Return, without pictures, the lines from the start of the data through the one that contains "import seaborn as sns".

------ GIVEN DATA

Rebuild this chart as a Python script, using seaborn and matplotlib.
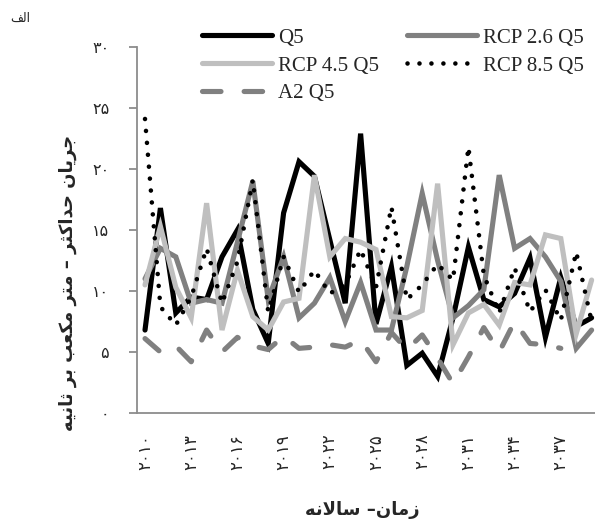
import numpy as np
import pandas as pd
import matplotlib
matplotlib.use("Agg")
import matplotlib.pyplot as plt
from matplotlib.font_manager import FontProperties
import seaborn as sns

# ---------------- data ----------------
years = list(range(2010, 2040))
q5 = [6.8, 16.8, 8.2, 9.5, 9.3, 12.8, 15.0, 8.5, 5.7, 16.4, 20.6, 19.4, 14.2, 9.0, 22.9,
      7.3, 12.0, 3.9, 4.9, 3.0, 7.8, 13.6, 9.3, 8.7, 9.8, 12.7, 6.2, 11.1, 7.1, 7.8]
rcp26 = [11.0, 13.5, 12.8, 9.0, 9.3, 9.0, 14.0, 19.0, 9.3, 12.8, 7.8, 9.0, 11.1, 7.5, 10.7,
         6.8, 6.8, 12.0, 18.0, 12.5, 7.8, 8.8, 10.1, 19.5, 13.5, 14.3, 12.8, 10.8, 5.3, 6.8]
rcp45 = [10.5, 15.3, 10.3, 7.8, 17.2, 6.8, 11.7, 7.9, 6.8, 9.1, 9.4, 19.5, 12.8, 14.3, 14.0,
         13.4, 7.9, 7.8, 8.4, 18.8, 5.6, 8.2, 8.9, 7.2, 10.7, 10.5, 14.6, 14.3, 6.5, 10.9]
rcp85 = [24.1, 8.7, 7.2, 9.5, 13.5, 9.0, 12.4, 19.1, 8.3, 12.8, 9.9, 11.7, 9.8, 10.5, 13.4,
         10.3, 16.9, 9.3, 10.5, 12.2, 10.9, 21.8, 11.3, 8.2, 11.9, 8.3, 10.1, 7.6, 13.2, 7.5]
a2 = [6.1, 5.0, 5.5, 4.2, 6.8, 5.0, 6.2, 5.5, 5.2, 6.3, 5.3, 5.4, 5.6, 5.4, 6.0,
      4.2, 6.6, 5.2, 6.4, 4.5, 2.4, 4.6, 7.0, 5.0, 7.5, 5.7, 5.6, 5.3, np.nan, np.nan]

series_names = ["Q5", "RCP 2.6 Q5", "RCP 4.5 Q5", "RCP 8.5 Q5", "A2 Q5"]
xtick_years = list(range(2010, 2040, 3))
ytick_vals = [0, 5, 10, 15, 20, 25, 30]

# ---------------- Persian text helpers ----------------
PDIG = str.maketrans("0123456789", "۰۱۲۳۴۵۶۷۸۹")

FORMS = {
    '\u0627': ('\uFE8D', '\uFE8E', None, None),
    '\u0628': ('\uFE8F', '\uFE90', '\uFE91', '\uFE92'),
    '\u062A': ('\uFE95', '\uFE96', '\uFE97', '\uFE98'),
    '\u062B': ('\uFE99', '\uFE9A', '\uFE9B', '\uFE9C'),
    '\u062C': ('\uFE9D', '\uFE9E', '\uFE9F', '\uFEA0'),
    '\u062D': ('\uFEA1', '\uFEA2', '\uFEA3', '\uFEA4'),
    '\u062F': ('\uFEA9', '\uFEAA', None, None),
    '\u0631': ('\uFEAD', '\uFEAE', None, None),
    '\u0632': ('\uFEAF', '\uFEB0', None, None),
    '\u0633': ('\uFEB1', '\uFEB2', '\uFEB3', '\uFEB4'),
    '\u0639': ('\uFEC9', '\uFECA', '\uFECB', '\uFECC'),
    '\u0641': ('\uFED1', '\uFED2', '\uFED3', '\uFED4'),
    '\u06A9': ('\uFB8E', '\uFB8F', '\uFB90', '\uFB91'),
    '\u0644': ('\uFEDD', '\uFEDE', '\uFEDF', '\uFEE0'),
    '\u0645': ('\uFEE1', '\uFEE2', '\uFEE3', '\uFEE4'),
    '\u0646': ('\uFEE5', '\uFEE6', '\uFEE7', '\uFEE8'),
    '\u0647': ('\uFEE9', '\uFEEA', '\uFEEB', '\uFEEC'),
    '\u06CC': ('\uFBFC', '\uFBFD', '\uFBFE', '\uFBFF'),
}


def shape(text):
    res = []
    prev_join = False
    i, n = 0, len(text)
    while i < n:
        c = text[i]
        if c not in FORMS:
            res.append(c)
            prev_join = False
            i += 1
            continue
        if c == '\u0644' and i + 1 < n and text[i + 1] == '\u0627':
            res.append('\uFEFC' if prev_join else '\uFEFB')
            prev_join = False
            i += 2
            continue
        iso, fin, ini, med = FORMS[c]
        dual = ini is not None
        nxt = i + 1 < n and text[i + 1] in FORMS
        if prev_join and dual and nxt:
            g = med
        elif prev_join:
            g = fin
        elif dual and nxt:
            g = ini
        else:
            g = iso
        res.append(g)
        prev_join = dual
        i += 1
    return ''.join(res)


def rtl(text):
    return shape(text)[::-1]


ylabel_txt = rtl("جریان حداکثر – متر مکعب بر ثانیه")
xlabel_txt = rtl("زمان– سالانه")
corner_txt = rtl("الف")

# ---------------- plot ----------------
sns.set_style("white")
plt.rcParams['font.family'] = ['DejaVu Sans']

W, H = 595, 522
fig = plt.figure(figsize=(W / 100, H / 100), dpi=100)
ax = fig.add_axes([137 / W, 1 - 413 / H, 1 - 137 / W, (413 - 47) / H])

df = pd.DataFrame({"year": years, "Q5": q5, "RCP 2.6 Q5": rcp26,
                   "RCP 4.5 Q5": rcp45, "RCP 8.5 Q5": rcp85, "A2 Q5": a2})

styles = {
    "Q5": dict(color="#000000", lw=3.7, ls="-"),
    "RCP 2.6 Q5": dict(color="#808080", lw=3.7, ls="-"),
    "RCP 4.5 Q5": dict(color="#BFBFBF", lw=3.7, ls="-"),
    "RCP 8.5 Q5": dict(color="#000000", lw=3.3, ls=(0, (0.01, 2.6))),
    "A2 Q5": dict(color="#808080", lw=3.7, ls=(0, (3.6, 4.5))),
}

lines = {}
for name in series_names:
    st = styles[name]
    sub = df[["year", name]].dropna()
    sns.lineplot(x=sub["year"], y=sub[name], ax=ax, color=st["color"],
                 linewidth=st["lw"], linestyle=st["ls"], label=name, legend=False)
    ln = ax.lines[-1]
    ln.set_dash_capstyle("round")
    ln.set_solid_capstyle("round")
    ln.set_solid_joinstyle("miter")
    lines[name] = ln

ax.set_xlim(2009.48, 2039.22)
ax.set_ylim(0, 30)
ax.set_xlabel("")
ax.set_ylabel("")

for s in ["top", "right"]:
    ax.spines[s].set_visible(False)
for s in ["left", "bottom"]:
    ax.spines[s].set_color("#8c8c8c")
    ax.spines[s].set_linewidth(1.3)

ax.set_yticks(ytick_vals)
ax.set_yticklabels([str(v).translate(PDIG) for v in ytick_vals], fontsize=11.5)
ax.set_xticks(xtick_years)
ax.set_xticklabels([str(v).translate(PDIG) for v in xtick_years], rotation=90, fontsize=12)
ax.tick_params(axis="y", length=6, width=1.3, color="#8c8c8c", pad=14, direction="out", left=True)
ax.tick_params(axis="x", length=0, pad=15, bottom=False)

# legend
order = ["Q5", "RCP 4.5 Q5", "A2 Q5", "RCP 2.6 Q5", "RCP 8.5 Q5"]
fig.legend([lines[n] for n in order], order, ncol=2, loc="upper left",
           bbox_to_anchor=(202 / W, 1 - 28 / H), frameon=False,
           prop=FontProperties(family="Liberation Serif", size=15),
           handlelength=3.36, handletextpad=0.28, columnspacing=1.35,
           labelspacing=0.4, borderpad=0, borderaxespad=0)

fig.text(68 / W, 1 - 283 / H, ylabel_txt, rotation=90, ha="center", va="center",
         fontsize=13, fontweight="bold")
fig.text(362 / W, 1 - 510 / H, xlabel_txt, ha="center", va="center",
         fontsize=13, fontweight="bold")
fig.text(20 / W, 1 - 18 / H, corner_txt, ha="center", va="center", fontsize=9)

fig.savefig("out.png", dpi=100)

------------

COMPLETE ANSWER:
Rebuild this chart as a Python script, using seaborn and matplotlib.
import numpy as np
import pandas as pd
import matplotlib
matplotlib.use("Agg")
import matplotlib.pyplot as plt
from matplotlib.font_manager import FontProperties
import seaborn as sns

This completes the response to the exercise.